Auf dem Bahnhof Stendal - logisch, dass ich wieder gleich an die 2006er Rostocker Bambule denken musste - staunten mein Sohnemann und ich, als wir vor der gesperrten Unterführung standen. Wie jetzt? Bitte den kleinen Umweg durch den Röxer Tunnel nehmen?! Was soll das sein? Am Geländer hingen nicht die größten Hinweisschilder, aber nach kurzer Suche war der Tunnel mit dem tollen Namen ausgemacht. Ob das ne alte Raucherkneipe sei, fragte mich mein Sohn, als er das alte verwahrloste Fachwerkhäuschen sah, in dem sich die Treppe zum Tunnel hinab befand. Röxer Tunnel! Was für ein langer uriger Gang. In dem könnte idealerweise ein richtig fetter Hooligan-Streifen gedreht werden. Das perfekte Set für die Schlacht im Tunnel. Kein Zurück. Nur Vorwärts. Ich glaube, ich muss mal ein Drehbuch schreiben. „Stendal - die Röxer-Bambule“.

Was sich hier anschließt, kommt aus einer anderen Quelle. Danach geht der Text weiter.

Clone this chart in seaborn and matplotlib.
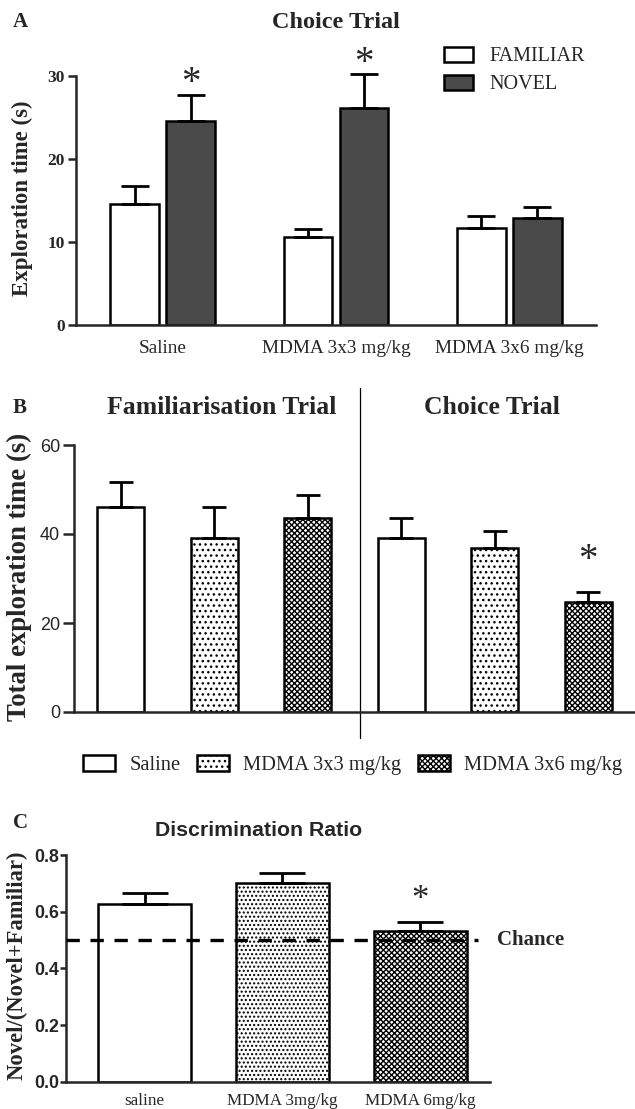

Als wir eine Viertelstunde später in Tangerhütte eintrafen, staunten wir über die Spartanität des Bahnhofs. Über Handy schrieb ich dem uns zu sich nach Hause Einladenden, dass wir uns noch kurz das Stadtzentrum anschauen und dann den Weg locker finden würden. Stadtzentrum? *Lach“ und ein fetter Smilie. Anschauen? Zentrum? Okay, okay. Tangerhütte ist nicht Tangermünde. Hier gibt es wahrlich nicht allzu viel zu sehen, doch eins steht bereits fest. Ich werde wiederkommen! Zum einen möchte ich dort auch einmal lesen, zum anderen muss ich einmal diese kleine Stadt dokumentieren. 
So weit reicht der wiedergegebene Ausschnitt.